Boston College’s research also shows that more than three-quarters of fathers reported using flex-time, 57 percent worked from home at least some part of their time and 27 percent utilized com- pressed work week.

However, the value of workplace flex schedules aren’t specific to fathers.

Employers who have flexible work arrangements have employees who feel significantly more satisfied with their job. Flexibility is also good for the employer with employees reporting that these arrangements improve their productivity (85 percent), morale (84 percent), loyalty (82 percent), relationships with co-workers (77 percent), team communications (81 percent), and overall job satisfaction (86 percent).

“CMA offers great flexibility and understanding when it comes to personal obligations and needs,” said Scott Elgart, traffic coordinator. “When we put forth the effort and care to service our clients the way they deserve there’s generous accommodation from CMA to take care of our lives outside of work.”

For Elgart and Verbanas, giving their all at the office allows them to mentally relax in the off hours.

“Knowing I’ve done my best makes me feel good about leaving it behind and enjoying my time off the clock,” Elgart said. “I know that, even when things are hectic, I’ve put a great deal of effort into my work. If I’m asked to help out with something outside of normal work hours I know it’s because it’s important and most of all, it’s appreciated, so I’m glad to pitch in and help contribute to CMA’s success.”

Learning to turn “off” the work is a skill that men have to learn.

“I have come to realize taking care of myself means I’m more valuable to others,” said Verbanas. “That means personal time is crucial to being fresh for work. I have to be careful of not getting lost in work while I’m at home, because I love what I do. So, I try to make sure to consider if that work item is urgent and needs my attention right away, or if it can wait until the next business day.”

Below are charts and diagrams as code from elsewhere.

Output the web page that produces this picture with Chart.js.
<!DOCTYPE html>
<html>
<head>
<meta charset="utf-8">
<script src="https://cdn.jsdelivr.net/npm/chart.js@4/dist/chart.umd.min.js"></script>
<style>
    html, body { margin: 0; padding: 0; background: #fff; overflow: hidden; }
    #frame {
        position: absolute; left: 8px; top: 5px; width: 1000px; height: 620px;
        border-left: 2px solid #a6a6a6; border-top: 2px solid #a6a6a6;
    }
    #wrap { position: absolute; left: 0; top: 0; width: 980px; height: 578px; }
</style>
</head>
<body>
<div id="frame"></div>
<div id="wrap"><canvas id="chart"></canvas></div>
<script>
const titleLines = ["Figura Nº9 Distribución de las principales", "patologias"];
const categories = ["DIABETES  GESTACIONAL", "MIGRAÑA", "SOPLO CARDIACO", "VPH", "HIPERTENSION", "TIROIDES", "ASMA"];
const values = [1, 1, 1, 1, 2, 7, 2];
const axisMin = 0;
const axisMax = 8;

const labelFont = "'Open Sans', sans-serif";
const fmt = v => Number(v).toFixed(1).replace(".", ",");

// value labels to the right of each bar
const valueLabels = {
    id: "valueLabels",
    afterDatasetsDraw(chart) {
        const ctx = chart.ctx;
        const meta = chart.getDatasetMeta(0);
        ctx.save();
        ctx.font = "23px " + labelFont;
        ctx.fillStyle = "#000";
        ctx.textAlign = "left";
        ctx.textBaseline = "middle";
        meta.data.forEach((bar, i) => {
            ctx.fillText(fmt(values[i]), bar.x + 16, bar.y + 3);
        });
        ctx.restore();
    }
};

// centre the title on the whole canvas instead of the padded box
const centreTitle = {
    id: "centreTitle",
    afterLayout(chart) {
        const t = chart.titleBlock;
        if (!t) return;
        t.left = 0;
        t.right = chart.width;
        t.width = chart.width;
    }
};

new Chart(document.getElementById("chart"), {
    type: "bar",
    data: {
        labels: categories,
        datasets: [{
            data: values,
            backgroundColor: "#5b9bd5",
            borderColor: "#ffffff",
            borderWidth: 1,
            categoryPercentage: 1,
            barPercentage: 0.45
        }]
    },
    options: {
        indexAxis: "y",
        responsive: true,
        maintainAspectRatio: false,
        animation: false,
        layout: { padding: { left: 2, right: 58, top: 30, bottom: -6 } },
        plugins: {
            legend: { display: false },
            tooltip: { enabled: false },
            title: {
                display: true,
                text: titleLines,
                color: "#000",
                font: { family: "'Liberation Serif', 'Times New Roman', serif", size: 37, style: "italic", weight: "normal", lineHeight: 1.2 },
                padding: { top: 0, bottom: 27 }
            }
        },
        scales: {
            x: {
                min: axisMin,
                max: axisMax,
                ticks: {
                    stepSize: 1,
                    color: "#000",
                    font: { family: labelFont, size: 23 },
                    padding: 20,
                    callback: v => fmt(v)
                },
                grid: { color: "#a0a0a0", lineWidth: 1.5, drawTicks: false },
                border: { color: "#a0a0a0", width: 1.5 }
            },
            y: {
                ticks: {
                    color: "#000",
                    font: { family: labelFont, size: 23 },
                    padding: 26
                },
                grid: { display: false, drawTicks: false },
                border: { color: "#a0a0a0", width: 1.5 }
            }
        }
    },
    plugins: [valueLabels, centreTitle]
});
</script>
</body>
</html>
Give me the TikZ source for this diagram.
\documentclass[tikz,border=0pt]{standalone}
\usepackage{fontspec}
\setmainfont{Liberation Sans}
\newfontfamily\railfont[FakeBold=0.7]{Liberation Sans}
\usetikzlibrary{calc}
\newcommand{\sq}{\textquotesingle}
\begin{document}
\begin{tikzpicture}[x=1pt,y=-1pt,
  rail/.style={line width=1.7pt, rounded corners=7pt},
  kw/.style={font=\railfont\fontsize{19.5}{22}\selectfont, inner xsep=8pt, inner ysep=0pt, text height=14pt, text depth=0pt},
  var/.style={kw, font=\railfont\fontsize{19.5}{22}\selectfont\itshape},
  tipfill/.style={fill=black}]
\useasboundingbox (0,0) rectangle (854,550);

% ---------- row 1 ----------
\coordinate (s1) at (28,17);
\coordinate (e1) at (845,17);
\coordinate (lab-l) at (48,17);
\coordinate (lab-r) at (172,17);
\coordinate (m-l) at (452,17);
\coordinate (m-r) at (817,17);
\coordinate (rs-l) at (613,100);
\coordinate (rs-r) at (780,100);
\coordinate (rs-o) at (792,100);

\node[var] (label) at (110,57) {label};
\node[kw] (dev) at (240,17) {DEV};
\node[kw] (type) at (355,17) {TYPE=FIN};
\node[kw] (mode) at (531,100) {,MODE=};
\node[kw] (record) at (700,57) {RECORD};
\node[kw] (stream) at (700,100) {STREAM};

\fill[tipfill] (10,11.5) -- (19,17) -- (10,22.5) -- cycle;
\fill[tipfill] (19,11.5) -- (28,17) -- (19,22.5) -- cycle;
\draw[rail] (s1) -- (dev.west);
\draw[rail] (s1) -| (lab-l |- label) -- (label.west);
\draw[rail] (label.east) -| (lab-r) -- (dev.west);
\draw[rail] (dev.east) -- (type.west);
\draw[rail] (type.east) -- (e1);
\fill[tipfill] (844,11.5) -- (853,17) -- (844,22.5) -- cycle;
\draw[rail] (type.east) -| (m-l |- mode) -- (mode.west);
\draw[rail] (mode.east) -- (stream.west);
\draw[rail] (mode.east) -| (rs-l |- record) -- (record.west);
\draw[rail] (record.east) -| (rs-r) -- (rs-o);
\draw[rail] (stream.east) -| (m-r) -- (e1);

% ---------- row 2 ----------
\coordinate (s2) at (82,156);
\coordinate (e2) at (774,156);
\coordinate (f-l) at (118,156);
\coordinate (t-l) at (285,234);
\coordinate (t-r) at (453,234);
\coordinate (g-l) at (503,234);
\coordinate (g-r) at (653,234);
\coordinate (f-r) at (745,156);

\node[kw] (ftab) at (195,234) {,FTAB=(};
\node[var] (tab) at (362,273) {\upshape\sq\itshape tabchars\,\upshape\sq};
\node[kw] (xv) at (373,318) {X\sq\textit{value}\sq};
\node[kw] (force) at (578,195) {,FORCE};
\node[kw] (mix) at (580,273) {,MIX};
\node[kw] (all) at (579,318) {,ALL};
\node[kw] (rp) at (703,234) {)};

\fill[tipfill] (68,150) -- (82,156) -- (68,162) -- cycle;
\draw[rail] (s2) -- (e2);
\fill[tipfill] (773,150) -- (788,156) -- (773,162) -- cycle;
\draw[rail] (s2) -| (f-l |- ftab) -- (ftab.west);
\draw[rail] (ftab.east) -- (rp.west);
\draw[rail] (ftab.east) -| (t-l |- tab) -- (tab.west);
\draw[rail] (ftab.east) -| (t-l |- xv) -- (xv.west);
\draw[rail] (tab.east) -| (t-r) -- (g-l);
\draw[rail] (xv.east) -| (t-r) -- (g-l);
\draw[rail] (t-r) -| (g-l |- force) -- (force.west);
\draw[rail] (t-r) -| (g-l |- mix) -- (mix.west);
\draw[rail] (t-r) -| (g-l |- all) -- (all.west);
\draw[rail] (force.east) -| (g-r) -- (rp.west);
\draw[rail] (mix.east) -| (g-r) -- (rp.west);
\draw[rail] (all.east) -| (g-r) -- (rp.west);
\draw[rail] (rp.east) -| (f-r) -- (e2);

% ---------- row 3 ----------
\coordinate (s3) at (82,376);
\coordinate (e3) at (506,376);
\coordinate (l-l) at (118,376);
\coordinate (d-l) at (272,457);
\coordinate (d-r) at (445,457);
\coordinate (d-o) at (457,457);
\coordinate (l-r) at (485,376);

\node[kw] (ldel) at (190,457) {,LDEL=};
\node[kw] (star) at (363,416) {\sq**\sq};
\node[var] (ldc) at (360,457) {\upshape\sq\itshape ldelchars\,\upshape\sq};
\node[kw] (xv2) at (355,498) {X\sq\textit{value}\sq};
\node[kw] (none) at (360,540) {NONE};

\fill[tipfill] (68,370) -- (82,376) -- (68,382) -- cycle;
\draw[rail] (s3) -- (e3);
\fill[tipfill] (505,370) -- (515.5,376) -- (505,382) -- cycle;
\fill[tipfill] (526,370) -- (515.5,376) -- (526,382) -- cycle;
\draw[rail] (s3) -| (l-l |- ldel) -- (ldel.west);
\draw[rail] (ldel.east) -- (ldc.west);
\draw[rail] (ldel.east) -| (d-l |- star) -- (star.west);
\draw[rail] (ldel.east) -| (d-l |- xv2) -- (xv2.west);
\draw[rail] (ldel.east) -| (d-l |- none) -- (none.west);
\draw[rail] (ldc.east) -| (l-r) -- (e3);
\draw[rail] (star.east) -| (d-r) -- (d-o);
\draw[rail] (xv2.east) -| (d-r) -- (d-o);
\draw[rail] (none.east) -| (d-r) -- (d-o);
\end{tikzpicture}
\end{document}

Technology, with all its connectivity, makes finding balance even harder, especially when we are used to looking at smart devices when they ring for a new message.

“Because we live in a digital world, a true work-life balance has become more challenging,” said Kenneth Hitchner, CMA’s public relations and social media manager. “You must be more organized to separate your professional side from the rest and make a true commitment to understanding what is urgent and what can wait.”

Even CMA’s President and CEO Jeffrey Barnhart flips the off switch during personal time, often fishing miles offshore where the cell phone doesn’t work.

“Offshore fishing at the canyons is great as cell phones don’t reach there,” he said. “Catching a big fish takes much teamwork from those on the boat and reinforces the notion that it is not always about you. Behind every successful entrepreneur is a great team. This allows for a relaxing day and a cleansing of the mind to enable a fresh start when back at work.”

As CEO, Barnhart admits he feels the pressure to be “on the job” 24 hours a day, seven days a week, but he has learned downtime is essential for success of the business.

“Just because (business) can be (24/7), that doesn’t mean it should be, he said. “In order to be successful and stay focused and not risk burn out or complacency, it is important to have a healthy work-life balance for relaxation, clarity and overall well-being for myself and my employees.”